Councillors from Hartlepool, Stockton and Durham met at the Civic Centre, in Hartlepool, to discuss the controversial plans to move all remaining critical care to the University Hospital of North Tees, in Stockton.

The plans, which will cost £2.3m and affect 10,000 patients, are out to consultation but concerned councillors and residents grilled officials from the North Tees and Hartlepool NHS Foundation Trust and NHS Hartlepool and Stockton-on-Tees Clinical Commissioning Group (CCG) over transport concerns and the impact on staff and patients.

Health chiefs say the changes need to happen because of “significant” concerns and stress while the current service is safe, it is not sustainable to meet rising standards.

But Labour councillor Stephen Akers-Belcher said: “People are really angry about these proposals and you seem to be ignoring the people of Hartlepool.”

Durham County councillor Robin Todd asked if the plans were reversible if the planned £300m Wynyard hospital does not come off to which Dr Boleslaw Posmyk, chairman of Hartlepool and Stockton-on-Tees CCG, said: “That would not change the current clinical situation.”

It was confirmed the move would be “irreversible” but if the plans didn’t go-ahead there would be increased transfers of critically ill patients between hospitals.
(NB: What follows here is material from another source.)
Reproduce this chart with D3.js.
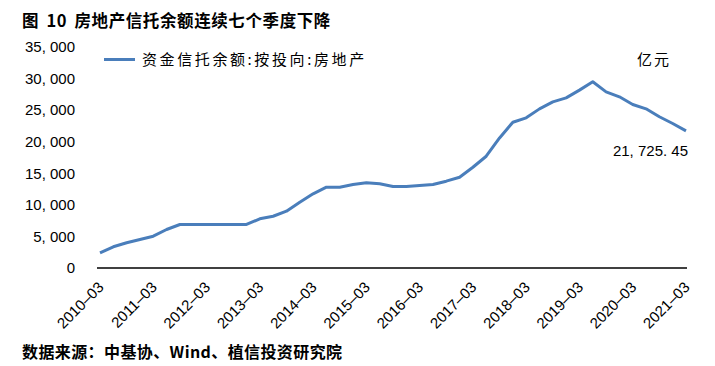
<!DOCTYPE html>
<html><head><meta charset="utf-8">
<script src="https://cdn.jsdelivr.net/npm/d3@7"></script>
<style>body{margin:0;background:#fff}svg{display:block}</style>
</head><body>
<svg id="c" width="715" height="366"></svg>
<script>
const quarters = [];
for (let y = 2010; y <= 2021; y++) for (const m of ["03","06","09","12"]) { if (y === 2021 && m !== "03") continue; quarters.push(y + "-" + m); }
const values = [2400,3360,3990,4510,5040,6100,6890,6890,6890,6890,6890,6890,
  7790,8200,9000,10420,11750,12800,12800,13220,13490,13330,12900,12900,
  13060,13220,13750,14380,15960,17700,20600,23090,23780,25200,26310,26950,
  28170,29490,27900,27110,25900,25210,23950,22890,21725.45];
const yTicks = [0,5000,10000,15000,20000,25000,30000,35000];
const title = "图 10 房地产信托余额连续七个季度下降";
const source = "数据来源：中基协、Wind、植信投资研究院";
const seriesName = "资金信托余额:按投向:房地产";
const unit = "亿元";

const svg = d3.select("#c");
const x = d3.scalePoint().domain(quarters).range([100, 686]);
const y = d3.scaleLinear().domain([0, 35000]).range([268, 47]);
const fmt = v => d3.format(",")(v).replace(/,/g, ", ");
const cjk = "'Noto Sans CJK SC', sans-serif";
const lat = "'Liberation Sans', Arial, sans-serif";

svg.append("text").attr("x", 22).attr("y", 27).attr("font-family", cjk).attr("font-weight", "bold")
  .attr("font-size", 16.5).attr("letter-spacing", 0.6).attr("word-spacing", 3).text(title);
svg.append("text").attr("x", 22).attr("y", 358).attr("font-family", cjk).attr("font-weight", "bold")
  .attr("font-size", 16).attr("letter-spacing", 0.4).text(source);

// y axis labels
const ya = svg.append("g").attr("transform", "translate(75,0)")
  .call(d3.axisLeft(y).tickValues(yTicks).tickSize(0).tickPadding(0).tickFormat(fmt));
ya.select(".domain").remove();
ya.selectAll("text").attr("font-family", lat).attr("font-size", 15).attr("fill", "#000");

// x axis
const xa = svg.append("g").attr("transform", "translate(0,268)")
  .call(d3.axisBottom(x).tickValues(quarters.filter((d, i) => i % 4 === 0)).tickSize(0).tickFormat(d => d.replace("-", "–")));
xa.select(".domain").attr("d", "M97,0H687").attr("stroke", "#000").attr("stroke-width", 1.3);
xa.selectAll("text").attr("font-family", lat).attr("font-size", 15).attr("fill", "#000")
  .attr("text-anchor", "end").attr("dy", 0)
  .attr("transform", "translate(2,18) rotate(-45)");

// line
svg.append("path").datum(values)
  .attr("fill", "none").attr("stroke", "#4a7ebb").attr("stroke-width", 3)
  .attr("stroke-linejoin", "round")
  .attr("d", d3.line().x((d, i) => x(quarters[i])).y(d => y(d)));

// legend
svg.append("line").attr("x1", 104).attr("x2", 135).attr("y1", 59.5).attr("y2", 59.5)
  .attr("stroke", "#4a7ebb").attr("stroke-width", 3);
svg.append("text").attr("x", 142).attr("y", 65).attr("font-family", cjk).attr("font-size", 15)
  .attr("letter-spacing", 2.6).text(seriesName);

svg.append("text").attr("x", 637).attr("y", 65).attr("font-family", cjk).attr("font-size", 15)
  .attr("letter-spacing", 2).text(unit);

// data label
const last = values[values.length - 1];
svg.append("text").attr("x", 688).attr("y", 156).attr("text-anchor", "end")
  .attr("font-family", lat).attr("font-size", 15).text(d3.format(",.2f")(last).replace(/,/g, ", ").replace(".", ". "));
</script>
</body></html>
Regarding transport concerns, Julie Gillon, Trust deputy chief executive, said two 17-seater mini-buses have been ordered, to operate 8am to 8pm seven days a week for public and staff, and 14 volunteers drivers are signed up, while they pledged to continue working on other transport plans.

Independent councillor Keith Fisher said: “I recognise this is a consultation and you hear what we have to say but my concerns is you are going to do it anyway.”

The plans would see all emergency admissions go to North Tees, four emergency medical wards close at Hartlepool with a total of 135 beds removed and the jobs of around 200 people affected.

Also, the critical care unit, which includes two intensive care beds and two high-dependency beds, relocated – to add to North Tees’s 12-bed critical care unit.

Hartlepool hospital would become a centre for day case and low risk operations with an increase in medical rehabilitation beds. It follows a review by the National Clinical Advisory Team (NCAT) after concerns from staff.

Dr Posmyk told the health scrutiny joint committee: “This is troubling a lot of people but we can’t ignore the significant clinical facts.”

The councils will now formulate their own responses.